Substitution cipher You may have tried one of these for fun some time in your life
A
caeser cipher is a common example of a substitution cipher. Read up on it if you're not familiar.
A proper
substitution cipher can re-arrange the letters any way it wants.
The important thing to know about these ciphers: they are symmetrical. That means if you perform operation X to convert your original message into the ciphered one, then you do the opposite of X to get it back again.
Now for some mental stretches.
Let's pretend we have a chip that re-arranges our address lines in a pre-defined fashion. Each line in is wired to a line out, and no wires are junctioned or missed:
From Re-arranger SRAM
circuit Chip inputs
A0 --------> ##### ------> A0
A1 --------> ##### ------> A1
A2 --------> ##### ------> A2
A3 --------> ##### ------> A3
A4 --------> ##### ------> A4
A5 --------> ##### ------> A5
A6 --------> ##### ------> A6
A7 --------> ##### ------> A7
Really we don't need a chip to do this. Jumper wires would be fine.
What would happen if we used this circuit? Again, everything would work fine. Our SRAM would operate. We'd be able to use all addresses of memory however we wanted and they would appear to work as normal. Our circuit would be clueless to the fact its address lines are re-arranged.
You can think of the re-arrange chip as a bit like a substitution cipher. Even though the address lines only send data left to right in my diagram, let's pretend we can stand on either the circuit side or SRAM side at 'look' at the other.

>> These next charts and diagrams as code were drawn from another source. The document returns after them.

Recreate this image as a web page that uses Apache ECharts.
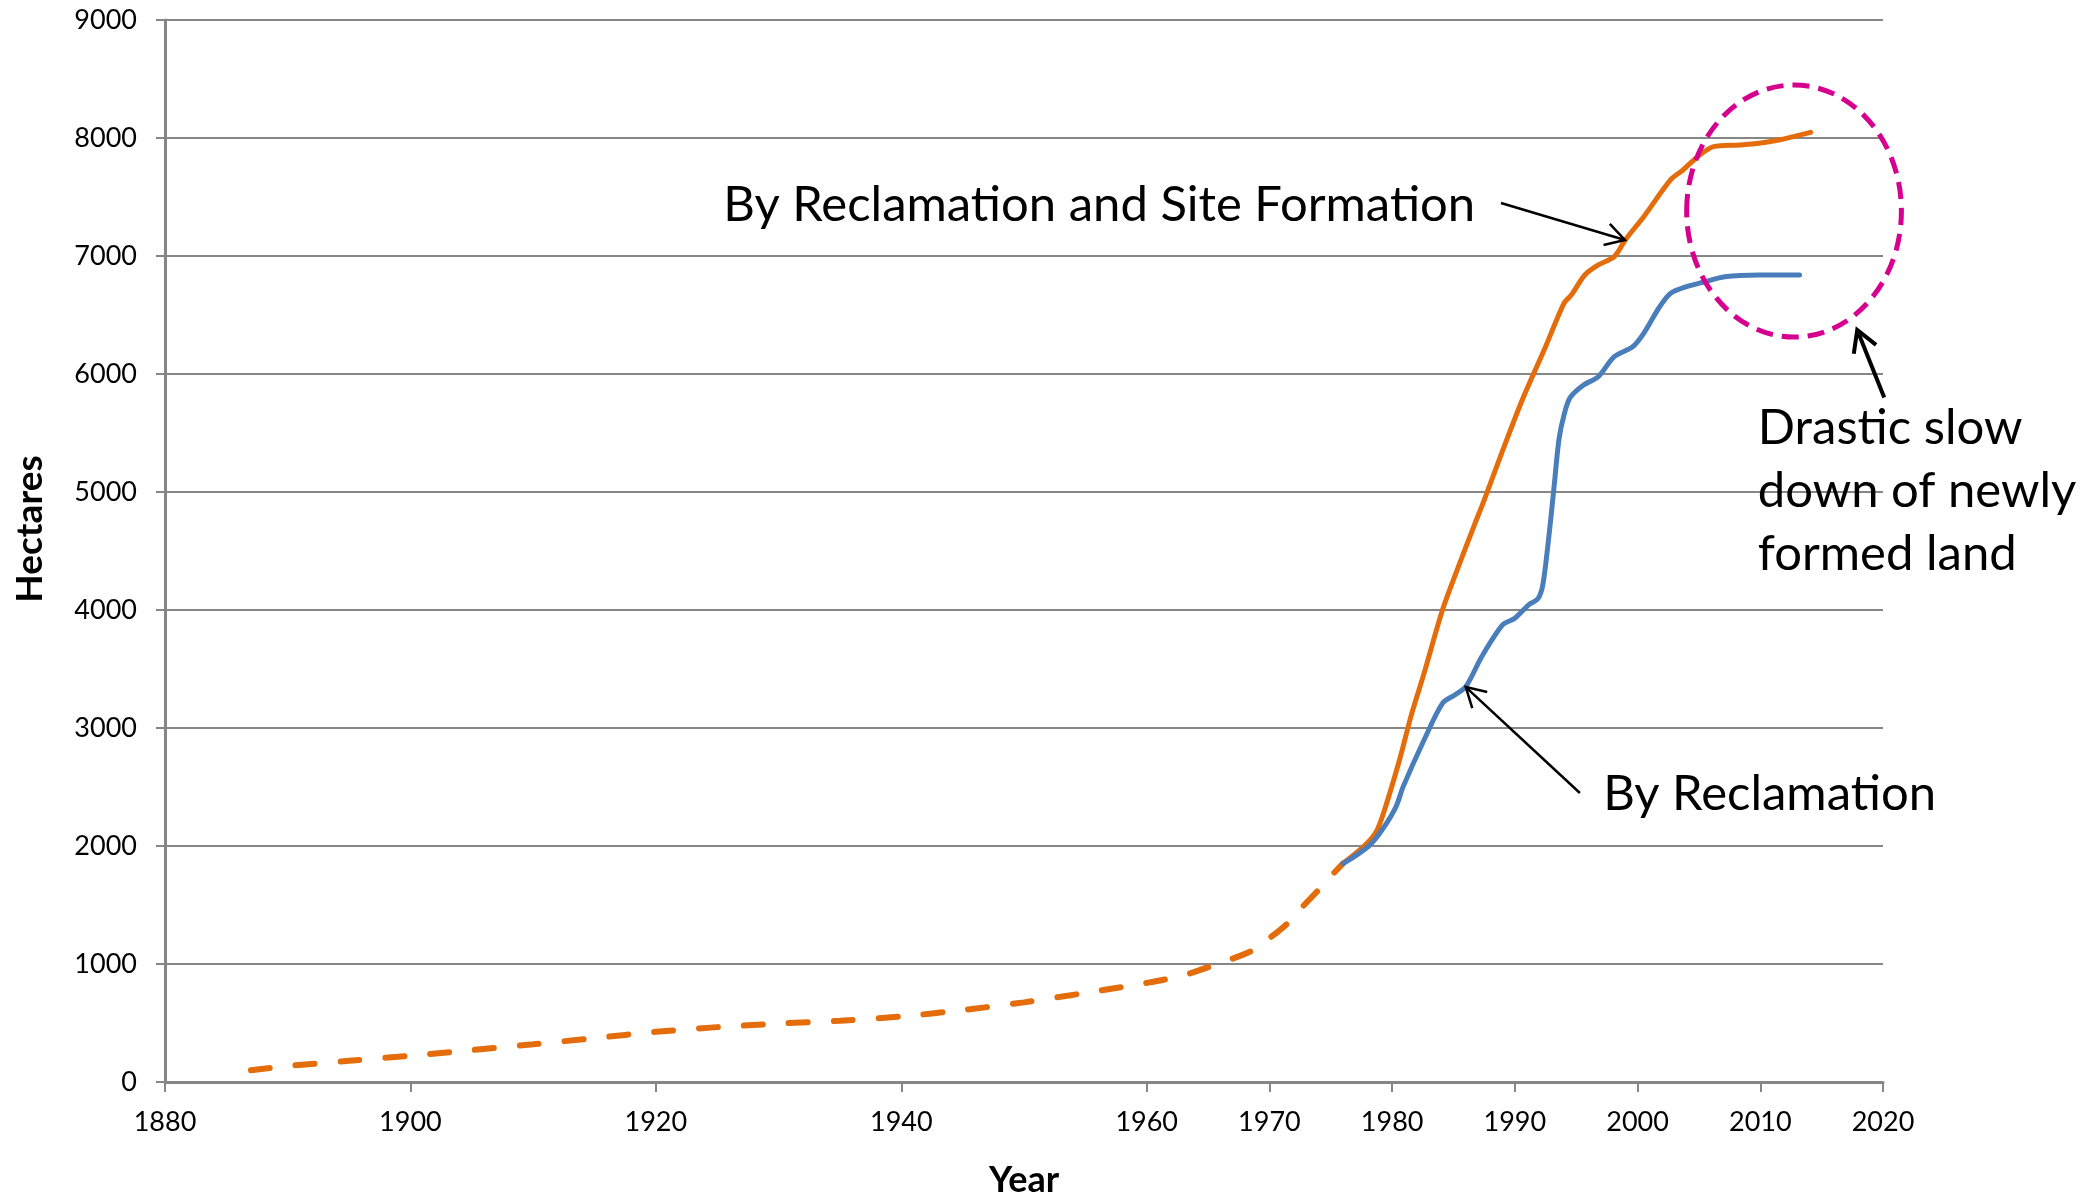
<!DOCTYPE html>
<html>
<head>
<meta charset="utf-8">
<title>Newly formed land</title>
<script src="https://cdn.jsdelivr.net/npm/echarts@6/dist/echarts.min.js"></script>
<style>
  html, body { margin: 0; padding: 0; background: #fff; }
  #main { width: 2100px; height: 1196px; }
</style>
</head>
<body>
<div id="main"></div>
<script>
// tick years shown on the x axis (uneven spacing, as in the original)
const tickYears = [1880, 1900, 1920, 1940, 1960, 1970, 1980, 1990, 2000, 2010, 2020];

// By Reclamation and Site Formation - early estimate (dashed part)
const siteDashYears = [1887, 1890, 1895, 1900, 1905, 1910, 1915, 1920, 1925, 1930, 1935, 1940, 1945, 1950, 1955, 1960, 1963, 1966, 1968.4, 1969.8, 1971.5, 1972.6, 1974, 1975.1, 1976];
const siteDashValues = [100, 135, 180, 222, 270, 320, 372, 425, 465, 495, 520, 555, 610, 675, 755, 840, 905, 1010, 1104, 1203, 1347, 1474, 1627, 1754, 1853];

// By Reclamation and Site Formation (solid part)
const siteYears = [1976, 1977.8, 1978.7, 1979.3, 1980.6, 1981.6, 1982.6, 1984.1, 1985.3, 1986.7, 1987.5, 1989, 1990.6, 1992.5, 1994, 1994.6, 1995.7, 1996.8, 1998.1, 1999, 2000.5, 2002.7, 2003.7, 2004.9, 2006.2, 2008.3, 2009.9, 2011.5, 2014.1];
const siteValues = [1853, 2008, 2121, 2280, 2729, 3124, 3463, 4000, 4340, 4720, 4932, 5350, 5780, 6231, 6599, 6669, 6839, 6924, 6994, 7136, 7333, 7647, 7729, 7842, 7927, 7941, 7955, 7983, 8048];

// By Reclamation
const reclYears = [1976, 1978.1, 1979.2, 1980.3, 1980.9, 1982.6, 1984.1, 1985.1, 1986, 1987.3, 1989, 1990, 1991.1, 1991.9, 1992.3, 1992.8, 1993.2, 1993.6, 1994, 1994.5, 1995.6, 1996.8, 1998.1, 1999.6, 2000.5, 2001.8, 2002.7, 2004, 2005.5, 2007.1, 2009.9, 2013.2];
const reclValues = [1850, 2000, 2140, 2330, 2503, 2898, 3209, 3280, 3350, 3604, 3873, 3930, 4042, 4099, 4226, 4650, 5050, 5450, 5650, 5800, 5907, 5977, 6147, 6231, 6345, 6570, 6684, 6740, 6782, 6824, 6839, 6839];

const ORANGE = '#E46C0A';
const BLUE = '#4A7EBB';
const GREY = '#868686';
const FONT = 'Lato';

function pairs(xs, ys) {
  return xs.map(function (x, i) { return [x, ys[i]]; });
}

function plain(v) {
  return String(v);
}

const chart = echarts.init(document.getElementById('main'), null, { renderer: 'canvas' });

chart.setOption({
  animation: false,
  backgroundColor: '#fff',
  grid: { left: 165, right: 217, top: 20, bottom: 114, containLabel: false, outerBoundsMode: 'none' },
  xAxis: {
    type: 'value',
    min: 1880,
    max: 2020,
    name: 'Year',
    nameLocation: 'middle',
    nameGap: 80,
    nameTextStyle: { fontFamily: FONT, fontSize: 36, fontWeight: 'bold', color: '#000' },
    axisLine: { show: true, lineStyle: { color: GREY, width: 3 } },
    axisTick: { show: true, customValues: tickYears, length: 10, lineStyle: { color: GREY, width: 2 } },
    axisLabel: { customValues: tickYears, formatter: plain, fontFamily: FONT, fontSize: 27, color: '#000', margin: 27 },
    splitLine: { show: false }
  },
  yAxis: {
    type: 'value',
    min: 0,
    max: 9000,
    interval: 1000,
    name: 'Hectares',
    nameLocation: 'middle',
    nameGap: 116,
    nameTextStyle: { fontFamily: FONT, fontSize: 37, fontWeight: 'bold', color: '#000', padding: [0, 0, 0, 44] },
    axisLine: { show: true, lineStyle: { color: GREY, width: 3 } },
    axisTick: { show: true, length: 9, lineStyle: { color: GREY, width: 2 } },
    axisLabel: { formatter: plain, fontFamily: FONT, fontSize: 27, color: '#000', margin: 28 },
    splitLine: { show: true, lineStyle: { color: GREY, width: 2 } }
  },
  series: [
    {
      name: 'Site formation (estimate)',
      type: 'line',
      data: pairs(siteDashYears, siteDashValues),
      showSymbol: false,
      smooth: 0.3,
      lineStyle: { color: ORANGE, width: 6, type: [19, 26], cap: 'round' },
      z: 2
    },
    {
      name: 'By Reclamation and Site Formation',
      type: 'line',
      data: pairs(siteYears, siteValues),
      showSymbol: false,
      smooth: 0.3,
      lineStyle: { color: ORANGE, width: 5, cap: 'round' },
      z: 3
    },
    {
      name: 'By Reclamation',
      type: 'line',
      data: pairs(reclYears, reclValues),
      showSymbol: false,
      smooth: 0.3,
      lineStyle: { color: BLUE, width: 5, cap: 'round' },
      z: 4
    }
  ]
});

// annotations, placed in data units and converted to pixels
function px(year, val) {
  return chart.convertToPixel({ gridIndex: 0 }, [year, val]);
}

function arrow(tail, head, width, headLen) {
  const a = Math.atan2(tail[1] - head[1], tail[0] - head[0]);
  const spread = Math.PI / 6;
  const p1 = [head[0] + headLen * Math.cos(a + spread), head[1] + headLen * Math.sin(a + spread)];
  const p2 = [head[0] + headLen * Math.cos(a - spread), head[1] + headLen * Math.sin(a - spread)];
  return [
    { type: 'line', shape: { x1: tail[0], y1: tail[1], x2: head[0], y2: head[1] }, style: { stroke: '#000', lineWidth: width }, z: 10 },
    { type: 'polyline', shape: { points: [p1, head, p2] }, style: { stroke: '#000', lineWidth: width, fill: null, lineJoin: 'miter' }, z: 10 }
  ];
}

function label(text, pos, lineHeight) {
  return {
    type: 'text',
    x: pos[0],
    y: pos[1],
    z: 10,
    style: {
      text: text,
      font: '49px ' + FONT,
      fill: '#000',
      textAlign: 'left',
      textVerticalAlign: 'middle',
      lineHeight: lineHeight || 63
    }
  };
}

const c = px(2012.75, 7381);
const edge = px(2012.75 + 8.75, 7381 + 1068);

const graphics = [
  label('By Reclamation and Site Formation', px(1925.5, 7432)),
  label('By Reclamation', px(1997.2, 2441)),
  label('Drastic slow\ndown of newly\nformed land', px(2009.8, 5010)),
  {
    type: 'ellipse',
    z: 9,
    shape: { cx: c[0], cy: c[1], rx: edge[0] - c[0], ry: c[1] - edge[1] },
    style: { fill: null, stroke: '#D6008F', lineWidth: 5, lineDash: [17, 9] }
  }
]
  .concat(arrow(px(1988.87, 7449), px(1998.97, 7136), 2.5, 22))
  .concat(arrow(px(1995.3, 2449), px(1986.0, 3347), 2.5, 22))
  .concat(arrow(px(2020.1, 5800), px(2017.9, 6373), 4, 24));

chart.setOption({ graphic: graphics });
</script>
</body>
</html>
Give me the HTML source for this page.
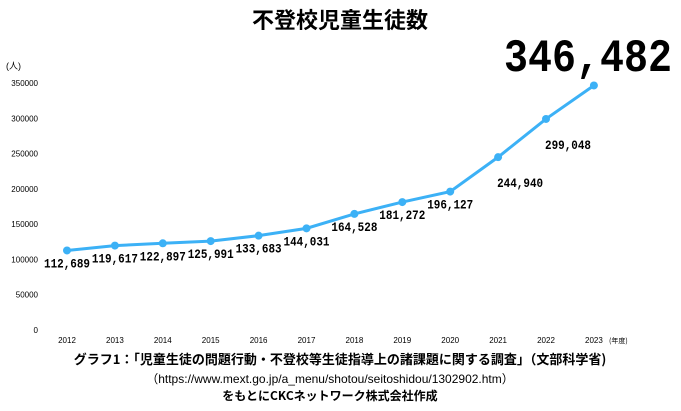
<!DOCTYPE html>
<html><head><meta charset="utf-8"><style>
body{margin:0;background:#fff;width:681px;height:406px;overflow:hidden}
svg text{font-family:"Liberation Sans","Noto Sans CJK JP",sans-serif}
svg text.mono{font-family:"Liberation Mono",monospace}
svg text.jp{font-family:"Noto Sans CJK JP",sans-serif}
</style></head><body>
<svg id="c" width="681" height="406" xmlns="http://www.w3.org/2000/svg">
<text class="jp" x="340" y="28" text-anchor="middle" font-size="22" font-weight="bold">不登校児童生徒数</text>
<text x="6" y="69" font-size="9">(人)</text>
<text class="jp" x="609" y="343" font-size="7">(年度)</text>
<text class="mono" x="588" y="71" text-anchor="middle" font-size="40" font-weight="bold" transform="translate(588,71) scale(1,1.15) translate(-588,-71)">346,482</text>
<g id="axes"></g><g id="marks"></g>
<text class="jp" x="340" y="364" text-anchor="middle" font-size="13" font-weight="bold">グラフ1：「児童生徒の問題行動・不登校等生徒指導上の諸課題に関する調査」（文部科学省)</text>
<text x="330" y="383" text-anchor="middle" font-size="12">（https://www.mext.go.jp/a_menu/shotou/seitoshidou/1302902.htm）</text>
<text class="jp" x="330" y="400" text-anchor="middle" font-size="12" font-weight="bold">をもとにCKCネットワーク株式会社作成</text>
</svg>
<script>
const years=["2012","2013","2014","2015","2016","2017","2018","2019","2020","2021","2022","2023"];
const values=[112689,119617,122897,125991,133683,144031,164528,181272,196127,244940,299048,346482];
const valueLabels=["112,689","119,617","122,897","125,991","133,683","144,031","164,528","181,272","196,127","244,940","299,048",""];
const yTicks=[0,50000,100000,150000,200000,250000,300000,350000];
const NS="http://www.w3.org/2000/svg";
const x=i=>67+i*47.9;
const y=v=>330-v*247/350000;
const axes=document.getElementById('axes'),marks=document.getElementById('marks');
function mk(tag,at,parent,txt){const e=document.createElementNS(NS,tag);for(const k in at)e.setAttribute(k,at[k]);if(txt!==undefined)e.textContent=txt;parent.appendChild(e);return e;}
yTicks.forEach(t=>{const e=mk('text',{x:38,y:y(t)+3,'text-anchor':'end','font-size':8},axes,String(t));

});
years.forEach((yr,i)=>{const e=mk('text',{x:x(i),y:343,'text-anchor':'middle','font-size':8},axes,yr);

});
const pl=mk('polyline',{points:values.map((v,i)=>x(i)+','+y(v)).join(' '),fill:'none',stroke:'#3cb1f6','stroke-width':3},marks);


values.forEach((v,i)=>{const c=mk('circle',{cx:x(i),cy:y(v),r:4,fill:'#3cb1f6'},marks);


if(valueLabels[i]){let lx=x(i),ly=y(v)+17;if(i>=9){lx=x(i)+22;ly=y(v)+30;}
const t=mk('text',{class:'mono',x:lx,y:ly,'text-anchor':'middle','font-size':13,'font-weight':'bold',textLength:46,lengthAdjust:'spacingAndGlyphs'},marks,valueLabels[i]);

}});
</script>
</body></html>
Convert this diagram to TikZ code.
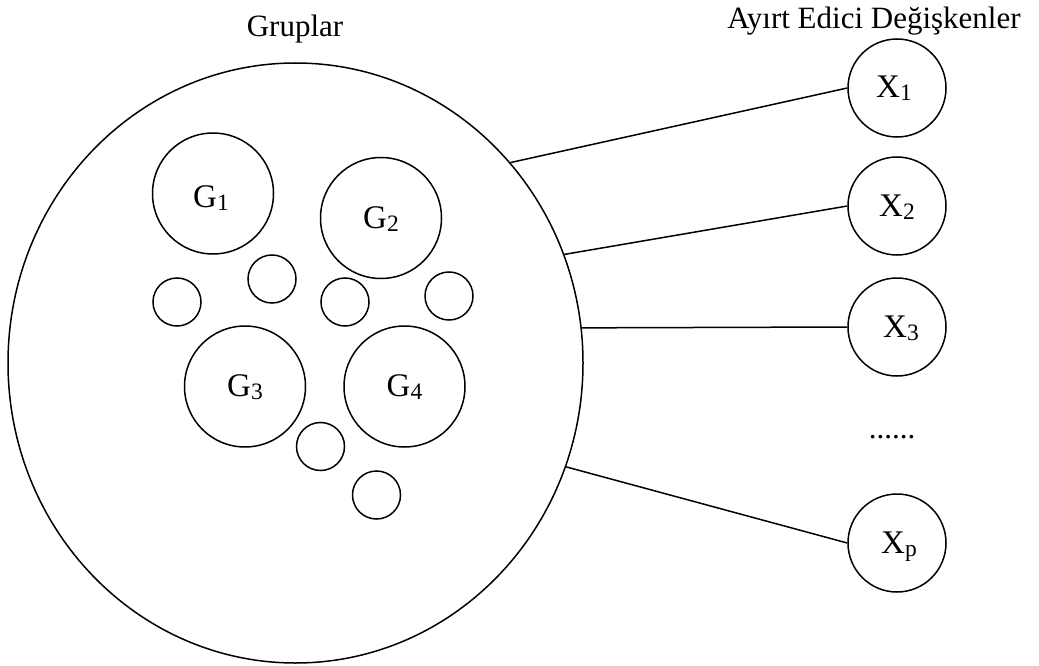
\documentclass[tikz,border=0pt]{standalone}
\usepackage{fontspec}
\setmainfont{Liberation Serif}
\usetikzlibrary{shapes.geometric}
\newcommand\sbs[1]{\raisebox{-3pt}{\fontsize{23.5}{24}\selectfont #1}}
\begin{document}
\begin{tikzpicture}[x=1pt,y=-1pt, line width=1.5pt,
  lbl/.style={font=\fontsize{33}{38}\selectfont, text height=22pt, text depth=2pt},
  bigset/.style={ellipse, draw, minimum width=575pt, minimum height=600pt, inner sep=0pt},
  grp/.style={circle, draw, minimum size=121pt, inner sep=0pt, lbl},
  smallc/.style={circle, draw, minimum size=48pt, inner sep=0pt},
  var/.style={circle, draw, minimum size=98pt, inner sep=0pt, lbl},
  title/.style={anchor=base, inner sep=0pt, font=\fontsize{31}{37}\selectfont},
  link/.style={draw}]
\useasboundingbox (0,0) rectangle (1039,666);
% titles
\node[title] (t1) at (295,37) {Gruplar};
\node[title] (t2) at (874,29) {Ayırt Edici Değişkenler};
% big set
\node[bigset] (big) at (295.5,363) {};
% groups
\node[grp, text height=28pt, text depth=0pt] (g1) at (213,193.5) {\hspace{-4pt}G\sbs{1}};
\node[grp] (g2) at (381,218) {G\sbs{2}};
\node[grp] (g3) at (245,386.5) {G\sbs{3}};
\node[grp] (g4) at (404.5,386.5) {G\sbs{4}};
% small circles
\node[smallc] (s1) at (177,302) {};
\node[smallc] (s2) at (272,279) {};
\node[smallc] (s3) at (345,302) {};
\node[smallc] (s4) at (449,296) {};
\node[smallc] (s5) at (320.5,446.5) {};
\node[smallc] (s6) at (376.5,495) {};
% variables
\node[var] (x1) at (897,88) {\hspace{-6pt}X\sbs{1}};
\node[var] (x2) at (897,206) {X\sbs{2}};
\node[var] (x3) at (897,327) {\hspace{8pt}X\sbs{3}};
\node[title] (dots) at (892,438) {......};
\node[var] (xp) at (897,543) {\hspace{4pt}X\sbs{p}};
% links
\draw[link] (big.43.4) -- (x1.west);
\draw[link] (big.22) -- (x2.west);
\draw[link] (big.7.3) -- (x3.west);
\draw[link] (big.-21.8) -- (xp.west);
\end{tikzpicture}
\end{document}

When standing on the left (circuit) side and looking toward the right: our perception of reality will get re-arranged via process X. If we draw picaso's face in the bits of the SRAM from here then our painted pixels will get re-arranged according to process X.
For us to see out painting: those pixels start on the right (SRAM) side and have to travel to the left. They go through the inverse operation of X to do this. By the time they reach our eyes they have been re-arranged into our original picture.
Have I confused everyone enough yet?
The Exception Has the memory chip been programmed by something else before we use it in our circuit? We have to use the same wire order that it was programmed with, otherwise it will appear that the contents have been re-arranged.